(HealthDay News) – Benzophenone (BP)-type derivatives may be linked to an increased risk of endometriosis, according to a study published in the April 17 issue of Environmental Science & Technology.
Tatsuya Kunisue, from the State University of New York at Albany, and colleagues analyzed urine samples from 625 women in Utah and California using liquid chromatography-tandem mass spectrometry. The association with a diagnosis of endometriosis was examined in 600 women who underwent laparoscopy/laparotomy (473 women; operative cohort) or pelvic magnetic resonance imaging (127 women; population cohort).

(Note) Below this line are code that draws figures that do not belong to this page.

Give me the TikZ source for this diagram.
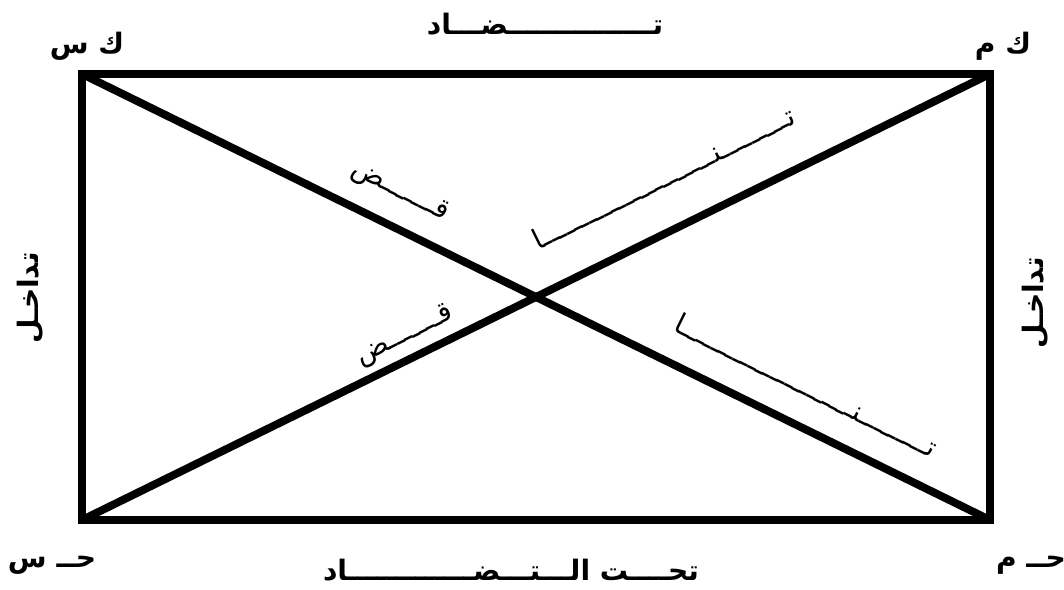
\documentclass[tikz,border=0pt]{standalone}
\usepackage{fontspec}
\newfontfamily\arabicfont[Script=Arabic]{DejaVu Sans}
\TeXXeTstate=1
\newcommand{\ar}[1]{{\arabicfont\beginR #1\endR}}
\tikzset{
  cote/.style={line width=5.6pt},
  etiq/.style={font=\arabicfont\fontsize{20}{24}\selectfont, inner sep=0pt},
  etiqg/.style={etiq, font=\arabicfont\bfseries\fontsize{20}{24}\selectfont},
}
\begin{document}
\begin{tikzpicture}[x=0.025cm,y=-0.025cm]
\useasboundingbox (0,0) rectangle (1064,590);
% sommets du rectangle
\coordinate (KS) at (82,74);
\coordinate (KM) at (990,74);
\coordinate (HM) at (990,520);
\coordinate (HS) at (82,520);

% rectangle et diagonales
\draw[cote, line join=miter] (KS) -- (KM) -- (HM) -- (HS) -- cycle;
\draw[cote] (KS) -- (HM);
\draw[cote] (HS) -- (KM);

% etiquettes des sommets
\node[etiqg] (lKS) at (87,46) {\ar{ك س}};
\node[etiqg] (lKM) at (1003,46) {\ar{ك م}};
\node[etiqg] (lHS) at (52,565) {\ar{حــ س}};
\node[etiqg] (lHM) at (1031,565) {\ar{حــ م}};

% etiquettes des cotes
\node[etiqg] (haut) at (545,24) {\ar{تـــــــــــــــضـــاد}};
\node[etiqg] (bas) at (511,570) {\ar{تحــــت الـــتـــضـــــــــــــاد}};
\node[etiqg, rotate=90] (gauche) at (30,298) {\ar{تداخـل}};
\node[etiqg, rotate=90] (droite) at (1035,303) {\ar{تداخـل}};

% etiquettes des diagonales
\node[etiq, rotate=-26.2] (d1a) at (400,192) {\ar{قـــــــض}};
\node[etiq, rotate=-26.2] (d1b) at (807,385) {\ar{تـــــــــنـــــــــــــــــــــــا}};
\node[etiq, rotate=26.2] (d2a) at (405,336) {\ar{قـــــــض}};
\node[etiq, rotate=26.2] (d2b) at (663,177) {\ar{تـــــــــنـــــــــــــــــــــــا}};
\end{tikzpicture}
\end{document}
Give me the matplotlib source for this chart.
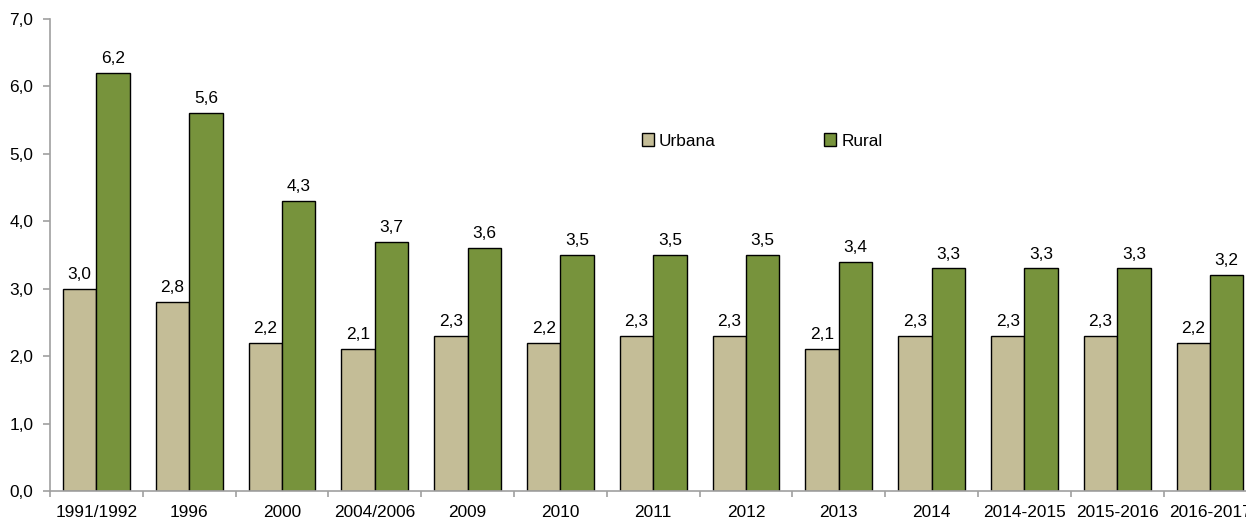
import matplotlib.pyplot as plt
import numpy as np

plt.rcParams['font.family'] = ['Liberation Sans', 'DejaVu Sans']

anos = ["1991/1992", "1996", "2000", "2004/2006", "2009", "2010", "2011",
        "2012", "2013", "2014", "2014-2015", "2015-2016", "2016-2017"]
urbana = [3.0, 2.8, 2.2, 2.1, 2.3, 2.2, 2.3, 2.3, 2.1, 2.3, 2.3, 2.3, 2.2]
rural = [6.2, 5.6, 4.3, 3.7, 3.6, 3.5, 3.5, 3.5, 3.4, 3.3, 3.3, 3.3, 3.2]

fs = 12.4

fig = plt.figure(figsize=(12.46, 5.21), dpi=100)
ax = fig.add_axes([50 / 1246, 1 - 491 / 521, 1206.4 / 1246, (491 - 19) / 521])

x = np.arange(len(anos))
w = 0.36
b1 = ax.bar(x - w / 2, urbana, w, color="#C4BD97", edgecolor="black", linewidth=1, label="Urbana")
b2 = ax.bar(x + w / 2, rural, w, color="#77933C", edgecolor="black", linewidth=1, label="Rural")

# rotulos de valor acima das barras
for bars, vals in [(b1, urbana), (b2, rural)]:
    for r, v in zip(bars, vals):
        ax.annotate(f"{v:.1f}".replace(".", ","), (r.get_x() + r.get_width() / 2, v),
                    xytext=(0, 5), textcoords="offset points", ha="center", va="bottom",
                    fontsize=fs)

ax.set_xlim(-0.5, len(anos) - 0.5)
ax.set_ylim(0, 7)
ax.set_yticks(np.arange(0, 7.1, 1))
ax.set_yticklabels([f"{t:.1f}".replace(".", ",") for t in np.arange(0, 7.1, 1)], fontsize=fs)
ax.set_xticks(x)
ax.set_xticklabels(anos, fontsize=fs)
ax.set_xticks(np.arange(-0.5, len(anos), 1), minor=True)
ax.tick_params(axis="x", which="major", length=0, pad=10)
ax.tick_params(axis="x", which="minor", length=4, color="#A0A0A0", width=1.2)
ax.tick_params(axis="y", length=5, color="#A0A0A0", width=1.2, pad=7)

for s in ["top", "right"]:
    ax.spines[s].set_visible(False)
for s in ["left", "bottom"]:
    ax.spines[s].set_color("#A0A0A0")
    ax.spines[s].set_linewidth(1.2)

fig.legend(loc="center left", bbox_to_anchor=(633 / 1246, 1 - 141 / 521), ncol=2,
           frameon=False, fontsize=fs, handlelength=0.7, handleheight=0.7,
           handletextpad=0.3, columnspacing=6.3, borderpad=0)

fig.savefig("out.png", dpi=100)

The researchers found that the detection rate for 2-hydroxy-4-methoxybenzophenone (2OH-4MeO-BP), 2,4-dihydroxybenzophenone (2,4OH-BP), and 4-hydroxybenzophenone (4OH-BP) in urine samples was 99%, 93.3%, and 83.8%, respectively. Urinary concentrations of 2OH-4MeO-BP and 2,4OH-BP were higher in California during the months of July and August and in more affluent, older, and leaner women. The odds of endometriosis increased across quartiles of 2OH-4MeO-BP and 2,4OH-BP concentrations. The trend between 2,4OH-BP and the odds of an endometriosis diagnosis only reached significance in the operative cohort (odds ratio, 1.19). The odds of endometriosis increased when comparing the women in the highest quartile of 2,4OH-BP concentration and the women in the first three quartiles (odds ratio, 1.65).
“Our results suggest that exposure to elevated 2,4OH-BP levels may be associated with increased odds of an endometriosis diagnosis,” the authors write. “These exploratory findings await epidemiologic corroboration and support the need for mechanistic studies aimed at delineating the potential endocrine disruption properties of 2,4OH-BP.”